Online Literary Horror (Ivory) - Winter 2025/ Starts Feb 1
Meets 6 Saturdays via Google Meet
Noon - 2 pm MST / 11:00 am - 1:00 pm PST
Taught by Philip Ivory
Price includes all fees
Online Writing Literary Horror is a six-week class open to fiction writers and poets, including new and returning Writers Studio students. No experience in horror writing is necessary although an interest in the genre is recommended.
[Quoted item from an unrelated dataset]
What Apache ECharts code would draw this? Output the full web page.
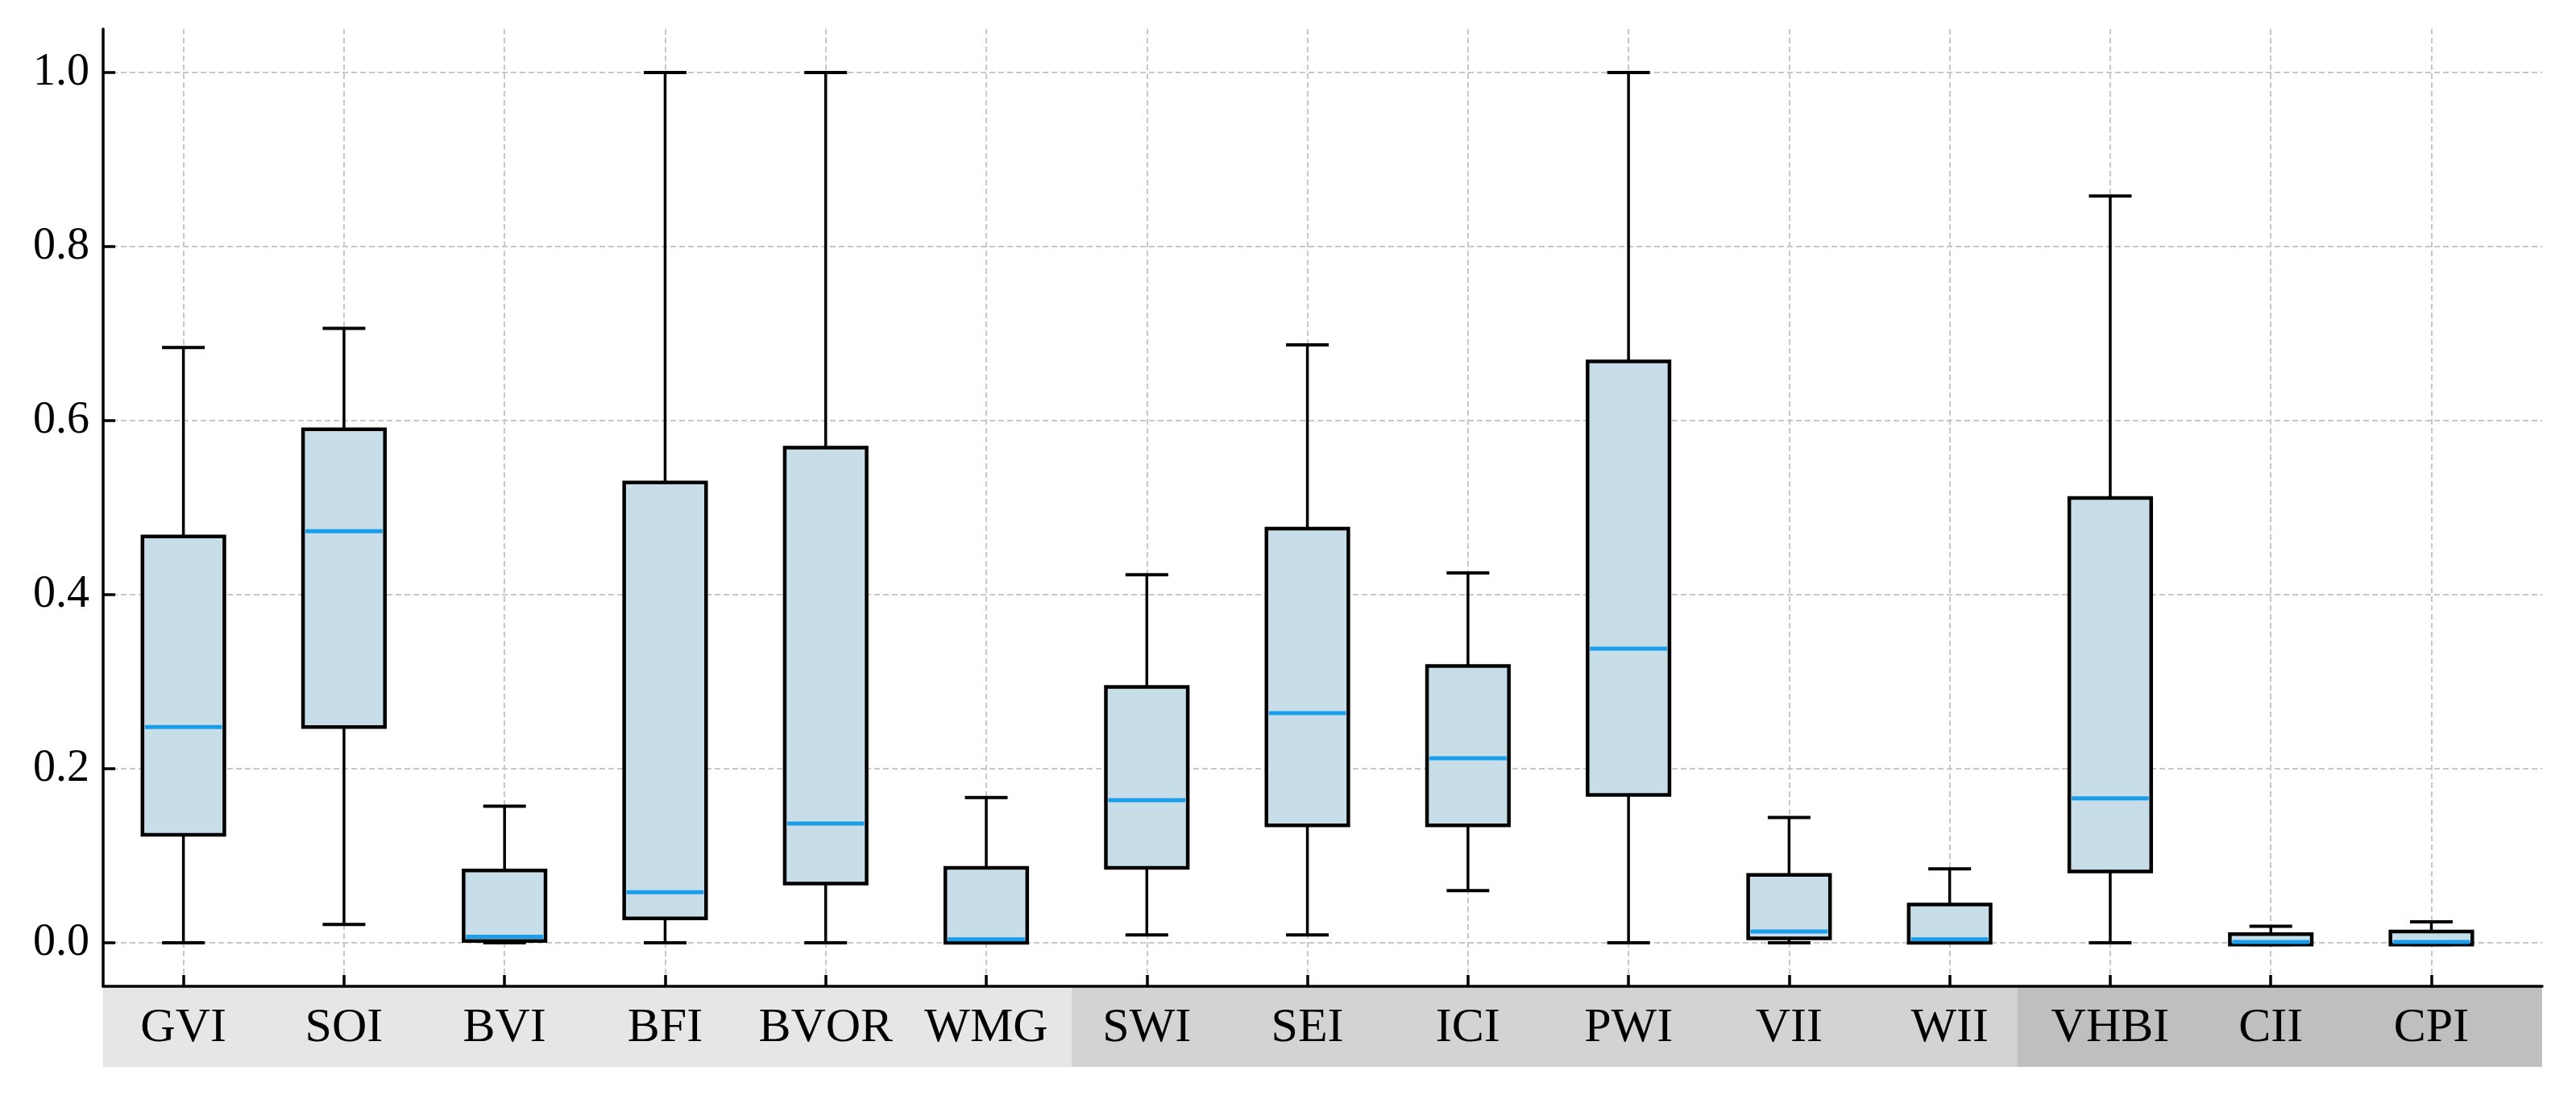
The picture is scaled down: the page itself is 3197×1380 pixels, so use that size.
<!DOCTYPE html>
<html>
<head>
<meta charset="utf-8">
<script src="https://cdn.jsdelivr.net/npm/echarts@6/dist/echarts.min.js"></script>
<style>
  html, body { margin: 0; padding: 0; background: #fff; }
  #main { width: 3197px; height: 1380px; }
</style>
</head>
<body>
<div id="main"></div>
<script>
// indicators on the x axis
const categories = ['GVI', 'SOI', 'BVI', 'BFI', 'BVOR', 'WMG', 'SWI', 'SEI', 'ICI', 'PWI', 'VII', 'WII', 'VHBI', 'CII', 'CPI'];

// five-number summaries
const minVals = [0, 0.021, 0, 0, 0, 0, 0.009, 0.009, 0.060, 0, 0, 0, 0, -0.002, -0.002];
const q1Vals = [0.124, 0.248, 0.002, 0.028, 0.068, 0, 0.086, 0.135, 0.135, 0.170, 0.005, 0, 0.082, -0.002, -0.002];
const medVals = [0.248, 0.473, 0.007, 0.058, 0.137, 0.004, 0.164, 0.264, 0.212, 0.338, 0.013, 0.004, 0.166, 0.001, 0.001];
const q3Vals = [0.467, 0.590, 0.083, 0.529, 0.569, 0.086, 0.294, 0.476, 0.318, 0.668, 0.078, 0.044, 0.511, 0.010, 0.013];
const maxVals = [0.684, 0.706, 0.157, 1.0, 1.0, 0.167, 0.423, 0.687, 0.425, 1.0, 0.144, 0.085, 0.858, 0.019, 0.024];

// y tick labels
const yTicks = [0, 0.2, 0.4, 0.6, 0.8, 1.0];

// shaded groups under the x axis (edges in x units)
const groupEdges = [0.5, 6.53, 12.42, 15.69];
const groupColors = ['#e6e6e6', '#d3d3d3', '#bfbfbf'];

const xPos = categories.map((c, i) => i + 1);
const boxData = categories.map((c, i) => [xPos[i], minVals[i], q1Vals[i], medVals[i], q3Vals[i], maxVals[i]]);
const bandData = groupColors.map((c, i) => [groupEdges[i], groupEdges[i + 1], i]);

const FONT = '"Liberation Serif", "DejaVu Serif", serif';
const BOX_HALF = 0.255;
const CAP_HALF = 0.133;

function renderBox(params, api) {
    const x = api.value(0);
    const mn = api.value(1), q1 = api.value(2), md = api.value(3), q3 = api.value(4), mx = api.value(5);
    const pTop = api.coord([x, mx]);
    const pQ3 = api.coord([x, q3]);
    const pQ1 = api.coord([x, q1]);
    const pBot = api.coord([x, mn]);
    const tl = api.coord([x - BOX_HALF, q3]);
    const br = api.coord([x + BOX_HALF, q1]);
    const capL = api.coord([x - CAP_HALF, 0])[0];
    const capR = api.coord([x + CAP_HALF, 0])[0];
    const mdL = api.coord([x - BOX_HALF, md]);
    const mdR = api.coord([x + BOX_HALF, md]);
    const black = { stroke: '#000', lineWidth: 3.5 };
    const cap = { stroke: '#000', lineWidth: 4 };
    return {
        type: 'group',
        children: [
            { type: 'line', shape: { x1: pTop[0], y1: pTop[1], x2: pQ3[0], y2: pQ3[1] }, style: black },
            { type: 'line', shape: { x1: pBot[0], y1: pBot[1], x2: pQ1[0], y2: pQ1[1] }, style: black },
            { type: 'line', shape: { x1: capL, y1: pTop[1], x2: capR, y2: pTop[1] }, style: cap },
            { type: 'line', shape: { x1: capL, y1: pBot[1], x2: capR, y2: pBot[1] }, style: cap },
            {
                type: 'rect',
                shape: { x: tl[0], y: tl[1], width: br[0] - tl[0], height: br[1] - tl[1] },
                style: { fill: '#c7dde8', stroke: '#000', lineWidth: 4.5 }
            },
            {
                type: 'line',
                shape: { x1: mdL[0] + 3, y1: mdL[1], x2: mdR[0] - 3, y2: mdR[1] },
                style: { stroke: '#1a9eea', lineWidth: 5 }
            }
        ]
    };
}

function renderBand(params, api) {
    const a = api.coord([api.value(0), 1]);
    const b = api.coord([api.value(1), 0]);
    return {
        type: 'rect',
        shape: { x: a[0], y: a[1], width: b[0] - a[0], height: b[1] - a[1] },
        style: { fill: groupColors[api.value(2)] }
    };
}

const chart = echarts.init(document.getElementById('main'));
chart.setOption({
    backgroundColor: '#fff',
    animation: false,
    grid: [
        { left: 128, top: 36, width: 3027, height: 1188, containLabel: false, outerBoundsMode: 'none' },
        { left: 128, top: 1225, width: 3027, height: 99, containLabel: false, outerBoundsMode: 'none' }
    ],
    xAxis: [
        {
            type: 'value',
            gridIndex: 0,
            min: 0.5,
            max: 15.69,
            axisLine: { show: true, onZero: false, lineStyle: { color: '#000', width: 3.5 } },
            axisTick: {
                show: true, inside: true, length: 14,
                customValues: xPos,
                lineStyle: { color: '#000', width: 3.5 }
            },
            axisLabel: {
                show: true,
                customValues: xPos,
                formatter: v => categories[Math.round(v) - 1] || '',
                fontFamily: FONT,
                fontSize: 60,
                color: '#000',
                margin: 22
            },
            splitLine: { show: true, lineStyle: { color: '#c8c8c8', width: 2, type: [7, 4] } }
        },
        { type: 'value', gridIndex: 1, min: 0.5, max: 15.69, show: false }
    ],
    yAxis: [
        {
            type: 'value',
            gridIndex: 0,
            min: -0.05,
            max: 1.05,
            axisLine: { show: true, onZero: false, lineStyle: { color: '#000', width: 3.5 } },
            axisTick: {
                show: true, inside: true, length: 15,
                customValues: yTicks,
                lineStyle: { color: '#000', width: 3.5 }
            },
            axisLabel: {
                show: true,
                customValues: yTicks,
                formatter: v => v.toFixed(1),
                fontFamily: FONT,
                fontSize: 56,
                color: '#000',
                margin: 17
            },
            splitLine: { show: true, lineStyle: { color: '#c8c8c8', width: 2, type: [7, 4] } }
        },
        { type: 'value', gridIndex: 1, min: 0, max: 1, show: false }
    ],
    series: [
        {
            type: 'custom',
            name: 'groups',
            xAxisIndex: 1,
            yAxisIndex: 1,
            z: -1,
            silent: true,
            renderItem: renderBand,
            data: bandData
        },
        {
            type: 'custom',
            name: 'boxes',
            xAxisIndex: 0,
            yAxisIndex: 0,
            z: 2,
            renderItem: renderBox,
            data: boxData
        }
    ]
});
</script>
</body>
</html>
Long before Mary Shelley penned Frankenstein; or The Modern Prometheus after dreaming of a pallid figure stirring on a slab, tales and poems that terrify have gripped our imagination and excited our admiration. Joyce Carol Oates, an award-winning weaver of macabre stories, said, “Gothic fiction is the freedom of the imagination, the triumph of the unconscious.” The best writers in this tradition endure because they employ literary craft techniques and carefully honed narrative voices or persona narrators to bring their dark material to life. There’s no single formula for literary horror, which can traffic in the supernatural or remain grounded in gritty real-world terrors. Horror may arise from an external force (Bram Stoker’s Dracula) or from within the human psyche (Robert Louis Stevenson’s The Strange Case of Dr. Jekyll and Mr. Hyde).
Students will receive weekly exercises that highlight selections by established writers in this tradition such as Shirley Jackon, Stephen King, Christina Sng, Edgar Allan Poe, and Ray Bradbury. Analysis will be provided on techniques these writers employ including unreliable persona narrators, physical description to evoke ominous mood, and matter-of-fact style used to lead readers to a disturbing truth. Students can choose to respond with either poetry or prose as they produce a two-page exercise based on the week’s model, trying out the suggested techniques on their own unique material.
During a two-hour, Google Meet session, students will present their work and receive feedback from their fellow classmates and from the teacher. The last fifteen minutes of the class will be spent reading and discussing the following week’s exercise, using the Writers Studio method of analyzing persona and narrative technique.
The Google Meet sessions are not recorded, so attending class is required to present your assignment and receive feedback.